2012 Earnings and FFO Guidance
Based on current plans and assumptions and subject to the risks and uncertainties more fully described in our Securities and Exchange Commission filings, we estimate that full year 2012 FFO per diluted share will be in a range of $1.35 to $1.41. This guidance is provided for informational purposes and is subject to change. The following is a reconciliation of the calculation of 2012 FFO per diluted share and earnings per diluted share:
                         
Guidance for 2012   Range or Value  
 
Earnings (loss) per diluted share allocated to common shareholders
  $ (0.14 )   to   $ (0.08 )
Plus:real estate depreciation and amortization
    1.49               1.49  
 
                   
 
FFO per diluted share
  $ 1.35     to   $ 1.41  
 
                   
Our 2012 FFO guidance does not include income arising from sales or impairments which may be taken in the future, and does not include any income from the sale of undepreciated real estate in accordance with our current practice.
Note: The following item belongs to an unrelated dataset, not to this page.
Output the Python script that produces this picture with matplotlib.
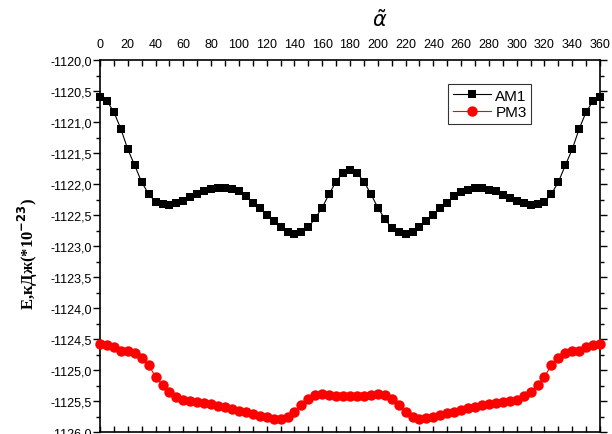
import matplotlib
matplotlib.use("Agg")
import matplotlib.pyplot as plt
from matplotlib.ticker import MultipleLocator, FuncFormatter

# angle, degrees
angles = list(range(0, 361, 5))

am1 = [-1120.60, -1120.66, -1120.84, -1121.11, -1121.44, -1121.70, -1121.97, -1122.16,
       -1122.29, -1122.33, -1122.34, -1122.31, -1122.27, -1122.21, -1122.16, -1122.11,
       -1122.08, -1122.06, -1122.06, -1122.08, -1122.12, -1122.19, -1122.30, -1122.39,
       -1122.50, -1122.60, -1122.70, -1122.77, -1122.80, -1122.77, -1122.70, -1122.55,
       -1122.38, -1122.16, -1121.96, -1121.82, -1121.77, -1121.82, -1121.96, -1122.16,
       -1122.38, -1122.56, -1122.71, -1122.77, -1122.81, -1122.77, -1122.70, -1122.60,
       -1122.50, -1122.39, -1122.30, -1122.20, -1122.13, -1122.09, -1122.07, -1122.07,
       -1122.09, -1122.12, -1122.18, -1122.22, -1122.27, -1122.31, -1122.34, -1122.33,
       -1122.29, -1122.16, -1121.97, -1121.70, -1121.44, -1121.11, -1120.84, -1120.66,
       -1120.60]

pm3 = [-1124.58, -1124.59, -1124.63, -1124.69, -1124.70, -1124.73, -1124.80, -1124.92,
       -1125.11, -1125.24, -1125.36, -1125.43, -1125.48, -1125.50, -1125.52, -1125.53,
       -1125.55, -1125.58, -1125.60, -1125.63, -1125.66, -1125.68, -1125.71, -1125.74,
       -1125.76, -1125.79, -1125.79, -1125.76, -1125.68, -1125.56, -1125.47, -1125.40,
       -1125.38, -1125.40, -1125.42, -1125.42, -1125.42, -1125.42, -1125.42, -1125.40,
       -1125.38, -1125.40, -1125.47, -1125.56, -1125.68, -1125.76, -1125.79, -1125.78,
       -1125.75, -1125.72, -1125.69, -1125.67, -1125.64, -1125.62, -1125.59, -1125.56,
       -1125.55, -1125.53, -1125.52, -1125.50, -1125.48, -1125.42, -1125.36, -1125.24,
       -1125.11, -1124.92, -1124.80, -1124.73, -1124.70, -1124.69, -1124.63, -1124.59,
       -1124.58]

plt.rcParams['font.family'] = ['Liberation Sans', 'DejaVu Sans']

fig = plt.figure(figsize=(6.12, 4.35), dpi=100)
ax = fig.add_axes([100/612, 2/435, 500/612, 372/435])

ax.plot(angles, am1, color='black', lw=0.8, marker='s', markersize=6,
        markeredgewidth=0, label='AM1', clip_on=False, zorder=3)
ax.plot(angles, pm3, color='red', lw=0.8, marker='o', markersize=7.5,
        markeredgewidth=0, label='PM3', clip_on=False, zorder=3)

ax.set_xlim(0, 360)
ax.set_ylim(-1126.0, -1120.0)

ax.xaxis.tick_top()
ax.xaxis.set_major_locator(MultipleLocator(20))
ax.xaxis.set_minor_locator(MultipleLocator(10))
ax.yaxis.set_major_locator(MultipleLocator(0.5))
ax.yaxis.set_minor_locator(MultipleLocator(0.25))
ax.yaxis.set_major_formatter(FuncFormatter(lambda v, p: f"{v:.1f}".replace('.', ',')))

ax.tick_params(axis='x', which='both', direction='in', top=True, bottom=True,
               labeltop=True, labelbottom=False, labelsize=9, pad=7, width=1)
ax.tick_params(axis='x', which='major', length=4)
ax.tick_params(axis='x', which='minor', length=4)
ax.tick_params(axis='y', which='both', direction='out', left=True, right=True,
               labelsize=9, pad=1, width=1)
ax.tick_params(axis='y', which='major', length=5)
ax.tick_params(axis='y', which='minor', length=3)

for s in ax.spines.values():
    s.set_linewidth(1.2)

leg = ax.legend(loc='upper left', bbox_to_anchor=(0.696, 0.935), borderaxespad=0,
                fontsize=11, frameon=True, fancybox=False, handlelength=2.5,
                labelspacing=0.15, borderpad=0.3, handletextpad=0.3)
leg.get_frame().set_edgecolor('black')
leg.get_frame().set_linewidth(0.8)

fig.text(380/612, 1 - 20/435, r'$\tilde{\alpha}$', fontsize=15, ha='center', va='center')
fig.text(28/612, 1 - 254/435, r'E,кДж(*10$^{\mathbf{-23}}$)', rotation=90,
         fontsize=12, fontweight='bold', family=['Liberation Serif', 'DejaVu Serif'],
         ha='center', va='center')

fig.savefig('out.png', dpi=100)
Our 2012 earnings and FFO per diluted share each reflect $0.07 per diluted share of net non-cash income attributable to the second of five annual recognitions of 20% of the total net benefit of the previously disclosed rehabilitation tax credit financing on the 30th Street Post Office. Other key assumptions include slightly improved occupancy levels by year-end 2012, a 1.0% decline — 2.0% increase (GAAP) in overall lease rates, a resulting 0.5-2.5% increase in 2012 same store NOI (GAAP) and 147.5 million fully diluted weighted average shares.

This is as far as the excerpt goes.